**Given request:** Copy out the lines that include the word "picture".

* Begin *

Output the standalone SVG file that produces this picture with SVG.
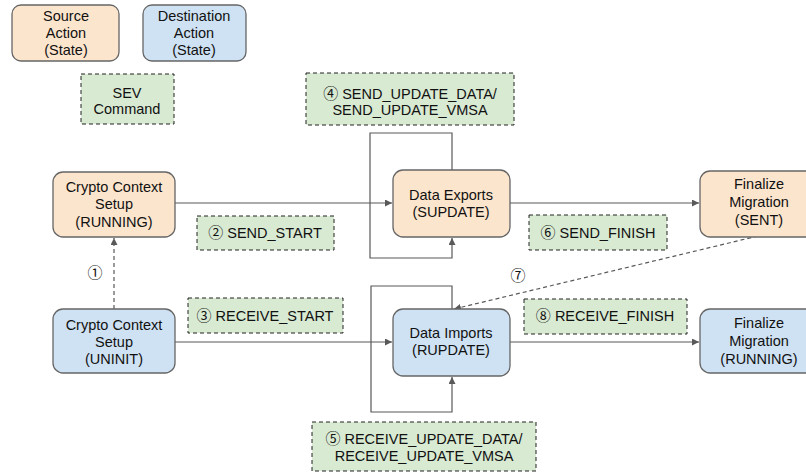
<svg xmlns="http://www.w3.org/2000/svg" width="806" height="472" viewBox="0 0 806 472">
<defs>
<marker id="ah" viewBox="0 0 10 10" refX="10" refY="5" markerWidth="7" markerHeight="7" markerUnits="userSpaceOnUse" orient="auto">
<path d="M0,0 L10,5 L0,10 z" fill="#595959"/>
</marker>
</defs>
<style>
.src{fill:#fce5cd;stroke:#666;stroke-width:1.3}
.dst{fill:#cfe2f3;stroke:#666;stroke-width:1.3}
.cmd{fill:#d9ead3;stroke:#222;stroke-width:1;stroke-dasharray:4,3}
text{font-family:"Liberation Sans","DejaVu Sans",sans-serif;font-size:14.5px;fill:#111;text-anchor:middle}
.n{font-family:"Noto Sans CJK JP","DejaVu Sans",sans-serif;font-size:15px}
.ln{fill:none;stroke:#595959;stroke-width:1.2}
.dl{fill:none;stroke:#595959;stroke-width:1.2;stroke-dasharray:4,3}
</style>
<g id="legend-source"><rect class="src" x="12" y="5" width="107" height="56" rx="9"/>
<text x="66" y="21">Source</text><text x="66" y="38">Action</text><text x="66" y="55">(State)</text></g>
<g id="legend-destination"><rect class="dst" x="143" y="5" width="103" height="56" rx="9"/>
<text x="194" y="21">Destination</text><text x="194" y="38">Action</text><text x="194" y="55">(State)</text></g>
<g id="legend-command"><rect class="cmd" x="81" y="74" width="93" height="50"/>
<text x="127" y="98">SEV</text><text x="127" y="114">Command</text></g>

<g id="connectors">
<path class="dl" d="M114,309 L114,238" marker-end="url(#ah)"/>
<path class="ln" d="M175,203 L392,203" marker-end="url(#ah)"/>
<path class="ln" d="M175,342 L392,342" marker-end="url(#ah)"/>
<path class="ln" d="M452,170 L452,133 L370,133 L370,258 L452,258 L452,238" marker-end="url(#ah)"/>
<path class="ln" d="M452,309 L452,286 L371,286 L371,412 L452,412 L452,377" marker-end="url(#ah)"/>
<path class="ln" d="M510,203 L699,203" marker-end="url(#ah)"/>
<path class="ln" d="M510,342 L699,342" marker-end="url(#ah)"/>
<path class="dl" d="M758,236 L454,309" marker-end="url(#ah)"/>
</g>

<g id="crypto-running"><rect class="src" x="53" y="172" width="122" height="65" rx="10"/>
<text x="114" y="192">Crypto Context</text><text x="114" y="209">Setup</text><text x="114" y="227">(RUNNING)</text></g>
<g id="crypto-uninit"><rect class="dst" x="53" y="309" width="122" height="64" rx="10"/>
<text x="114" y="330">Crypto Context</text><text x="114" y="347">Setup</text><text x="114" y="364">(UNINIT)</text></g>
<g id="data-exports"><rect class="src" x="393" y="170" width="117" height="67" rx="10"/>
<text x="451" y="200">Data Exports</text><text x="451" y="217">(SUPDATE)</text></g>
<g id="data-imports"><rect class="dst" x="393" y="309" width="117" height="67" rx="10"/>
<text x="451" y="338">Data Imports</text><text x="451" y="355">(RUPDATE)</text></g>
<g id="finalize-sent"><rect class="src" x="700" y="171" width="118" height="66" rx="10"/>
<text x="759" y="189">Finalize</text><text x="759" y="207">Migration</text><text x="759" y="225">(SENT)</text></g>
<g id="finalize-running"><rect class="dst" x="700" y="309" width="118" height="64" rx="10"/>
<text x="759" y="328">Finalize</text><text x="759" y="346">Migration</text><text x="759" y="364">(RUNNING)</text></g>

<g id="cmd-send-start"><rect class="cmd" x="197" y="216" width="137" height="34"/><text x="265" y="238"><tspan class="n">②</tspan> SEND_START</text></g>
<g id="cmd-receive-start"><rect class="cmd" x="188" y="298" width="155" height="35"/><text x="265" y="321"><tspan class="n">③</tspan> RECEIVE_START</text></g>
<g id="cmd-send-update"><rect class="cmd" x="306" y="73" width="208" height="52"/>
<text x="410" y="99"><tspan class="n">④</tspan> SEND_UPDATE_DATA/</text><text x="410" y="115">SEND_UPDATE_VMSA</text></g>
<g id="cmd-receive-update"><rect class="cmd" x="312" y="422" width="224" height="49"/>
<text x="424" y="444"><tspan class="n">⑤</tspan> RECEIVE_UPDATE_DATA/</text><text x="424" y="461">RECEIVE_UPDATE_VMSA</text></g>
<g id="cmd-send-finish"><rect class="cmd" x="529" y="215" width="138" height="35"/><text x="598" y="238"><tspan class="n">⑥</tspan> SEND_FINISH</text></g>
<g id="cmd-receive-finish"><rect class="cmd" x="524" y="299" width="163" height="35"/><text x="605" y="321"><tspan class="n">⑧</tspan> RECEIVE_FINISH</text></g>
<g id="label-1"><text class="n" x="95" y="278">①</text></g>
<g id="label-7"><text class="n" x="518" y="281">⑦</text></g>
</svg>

* End *
* Begin *

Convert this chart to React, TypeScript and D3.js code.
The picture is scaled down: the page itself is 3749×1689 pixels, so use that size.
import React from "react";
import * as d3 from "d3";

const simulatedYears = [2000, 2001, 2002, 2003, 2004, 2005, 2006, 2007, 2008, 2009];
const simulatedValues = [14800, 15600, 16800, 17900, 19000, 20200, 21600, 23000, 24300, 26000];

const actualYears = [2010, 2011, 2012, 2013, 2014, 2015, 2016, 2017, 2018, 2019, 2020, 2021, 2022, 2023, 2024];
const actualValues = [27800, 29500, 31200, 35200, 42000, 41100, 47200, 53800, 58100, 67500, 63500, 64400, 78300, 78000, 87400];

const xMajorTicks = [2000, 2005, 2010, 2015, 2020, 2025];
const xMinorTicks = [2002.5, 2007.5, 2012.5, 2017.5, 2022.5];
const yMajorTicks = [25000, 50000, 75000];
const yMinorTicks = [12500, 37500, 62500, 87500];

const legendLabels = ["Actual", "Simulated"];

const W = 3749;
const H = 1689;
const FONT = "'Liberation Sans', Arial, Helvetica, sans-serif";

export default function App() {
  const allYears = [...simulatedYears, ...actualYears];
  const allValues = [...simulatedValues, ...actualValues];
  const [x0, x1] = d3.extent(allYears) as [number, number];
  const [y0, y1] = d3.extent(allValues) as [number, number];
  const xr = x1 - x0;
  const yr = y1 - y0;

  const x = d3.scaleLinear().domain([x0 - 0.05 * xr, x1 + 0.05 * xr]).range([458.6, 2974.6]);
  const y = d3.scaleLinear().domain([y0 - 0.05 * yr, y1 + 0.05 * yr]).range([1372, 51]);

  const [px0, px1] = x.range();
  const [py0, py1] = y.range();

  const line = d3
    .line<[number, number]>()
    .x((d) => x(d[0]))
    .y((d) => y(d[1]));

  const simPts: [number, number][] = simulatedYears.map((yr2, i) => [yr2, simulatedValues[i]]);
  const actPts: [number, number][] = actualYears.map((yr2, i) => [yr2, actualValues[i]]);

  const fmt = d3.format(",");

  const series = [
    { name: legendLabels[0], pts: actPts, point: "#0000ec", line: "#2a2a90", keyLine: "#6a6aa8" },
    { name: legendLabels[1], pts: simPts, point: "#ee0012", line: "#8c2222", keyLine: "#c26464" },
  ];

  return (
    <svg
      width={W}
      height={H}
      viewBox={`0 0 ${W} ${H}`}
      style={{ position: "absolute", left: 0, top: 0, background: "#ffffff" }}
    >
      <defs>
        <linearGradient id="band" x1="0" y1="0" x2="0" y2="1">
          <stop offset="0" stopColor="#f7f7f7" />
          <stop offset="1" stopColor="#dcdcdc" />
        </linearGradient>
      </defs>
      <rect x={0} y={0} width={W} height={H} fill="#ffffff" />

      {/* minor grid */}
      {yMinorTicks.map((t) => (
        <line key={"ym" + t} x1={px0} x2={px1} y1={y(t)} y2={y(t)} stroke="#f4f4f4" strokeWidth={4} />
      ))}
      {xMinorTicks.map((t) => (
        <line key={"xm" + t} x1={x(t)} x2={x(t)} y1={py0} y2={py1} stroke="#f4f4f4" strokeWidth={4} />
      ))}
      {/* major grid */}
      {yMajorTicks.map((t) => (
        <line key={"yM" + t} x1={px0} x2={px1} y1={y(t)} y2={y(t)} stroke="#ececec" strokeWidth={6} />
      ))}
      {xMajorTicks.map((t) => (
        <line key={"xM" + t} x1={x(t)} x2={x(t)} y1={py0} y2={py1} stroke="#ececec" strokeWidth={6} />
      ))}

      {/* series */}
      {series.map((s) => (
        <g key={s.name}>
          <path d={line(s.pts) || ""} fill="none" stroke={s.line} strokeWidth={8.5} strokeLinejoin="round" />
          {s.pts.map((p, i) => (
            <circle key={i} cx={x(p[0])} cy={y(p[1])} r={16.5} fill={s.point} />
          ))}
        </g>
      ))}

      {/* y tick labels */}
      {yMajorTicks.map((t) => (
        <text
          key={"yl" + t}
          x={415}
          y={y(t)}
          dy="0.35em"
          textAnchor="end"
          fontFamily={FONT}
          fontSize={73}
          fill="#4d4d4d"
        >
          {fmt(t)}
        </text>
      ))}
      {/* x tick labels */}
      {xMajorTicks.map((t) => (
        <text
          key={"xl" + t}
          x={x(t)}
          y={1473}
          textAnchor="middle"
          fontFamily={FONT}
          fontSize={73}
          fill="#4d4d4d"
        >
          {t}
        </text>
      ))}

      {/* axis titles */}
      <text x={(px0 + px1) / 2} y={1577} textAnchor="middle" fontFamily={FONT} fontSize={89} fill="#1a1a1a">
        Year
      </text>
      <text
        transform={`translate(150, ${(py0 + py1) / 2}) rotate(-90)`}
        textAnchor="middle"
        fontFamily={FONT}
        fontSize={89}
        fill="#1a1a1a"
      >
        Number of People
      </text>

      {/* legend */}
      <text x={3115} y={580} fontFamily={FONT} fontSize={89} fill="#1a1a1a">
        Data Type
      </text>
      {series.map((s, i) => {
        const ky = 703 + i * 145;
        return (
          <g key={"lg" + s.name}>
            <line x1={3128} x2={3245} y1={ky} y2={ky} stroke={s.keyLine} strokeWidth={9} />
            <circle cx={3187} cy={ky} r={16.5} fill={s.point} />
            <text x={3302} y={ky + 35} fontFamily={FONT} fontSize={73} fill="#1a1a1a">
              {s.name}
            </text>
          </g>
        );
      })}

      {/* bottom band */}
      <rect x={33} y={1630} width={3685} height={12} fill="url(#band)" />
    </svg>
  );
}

* End *
* Begin *

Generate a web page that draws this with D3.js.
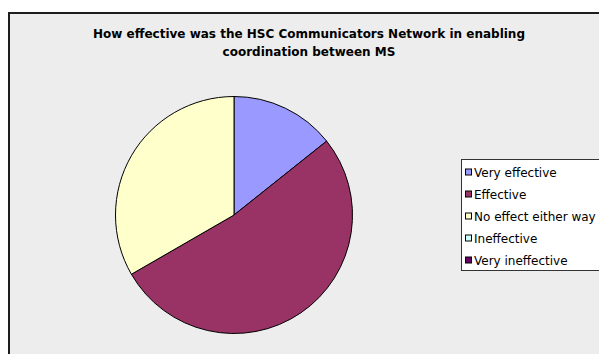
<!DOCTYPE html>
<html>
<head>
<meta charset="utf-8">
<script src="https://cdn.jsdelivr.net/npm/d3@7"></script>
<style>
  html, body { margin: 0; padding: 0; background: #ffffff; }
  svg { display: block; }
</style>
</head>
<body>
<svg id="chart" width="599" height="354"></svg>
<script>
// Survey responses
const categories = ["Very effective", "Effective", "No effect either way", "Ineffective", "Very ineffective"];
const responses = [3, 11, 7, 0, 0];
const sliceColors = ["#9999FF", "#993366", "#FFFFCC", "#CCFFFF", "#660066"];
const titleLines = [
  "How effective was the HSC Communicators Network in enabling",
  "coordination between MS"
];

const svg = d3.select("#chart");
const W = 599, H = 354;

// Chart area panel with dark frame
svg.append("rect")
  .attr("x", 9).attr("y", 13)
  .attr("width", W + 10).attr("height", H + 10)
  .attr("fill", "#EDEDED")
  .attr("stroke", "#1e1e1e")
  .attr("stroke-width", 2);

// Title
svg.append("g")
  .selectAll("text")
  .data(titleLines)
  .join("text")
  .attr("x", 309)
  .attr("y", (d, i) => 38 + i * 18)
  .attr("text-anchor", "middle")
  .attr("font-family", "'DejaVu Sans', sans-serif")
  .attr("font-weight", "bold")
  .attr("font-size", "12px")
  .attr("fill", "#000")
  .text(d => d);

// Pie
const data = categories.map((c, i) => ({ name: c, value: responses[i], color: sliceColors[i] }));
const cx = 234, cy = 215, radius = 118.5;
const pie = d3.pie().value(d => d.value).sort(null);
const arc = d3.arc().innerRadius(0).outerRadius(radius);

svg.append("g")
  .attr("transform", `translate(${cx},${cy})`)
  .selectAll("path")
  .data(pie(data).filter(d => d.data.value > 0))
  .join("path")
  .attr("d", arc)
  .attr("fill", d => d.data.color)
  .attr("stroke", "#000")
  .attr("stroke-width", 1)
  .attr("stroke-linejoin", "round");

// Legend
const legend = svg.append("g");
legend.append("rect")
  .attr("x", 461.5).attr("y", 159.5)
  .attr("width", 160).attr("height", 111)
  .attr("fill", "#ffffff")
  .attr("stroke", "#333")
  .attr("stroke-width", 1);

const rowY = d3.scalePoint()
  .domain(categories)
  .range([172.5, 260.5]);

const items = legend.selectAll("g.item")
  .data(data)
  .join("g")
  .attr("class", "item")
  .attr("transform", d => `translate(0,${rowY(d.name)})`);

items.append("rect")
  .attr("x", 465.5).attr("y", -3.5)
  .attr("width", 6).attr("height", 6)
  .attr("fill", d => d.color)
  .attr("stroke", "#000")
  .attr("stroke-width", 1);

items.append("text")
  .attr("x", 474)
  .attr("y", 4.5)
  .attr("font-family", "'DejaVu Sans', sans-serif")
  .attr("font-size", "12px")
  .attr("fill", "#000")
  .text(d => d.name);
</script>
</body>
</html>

* End *

**Full response:**
Output the standalone SVG file that produces this picture with SVG.
The picture is scaled down: the page itself is 3749×1689 pixels, so use that size.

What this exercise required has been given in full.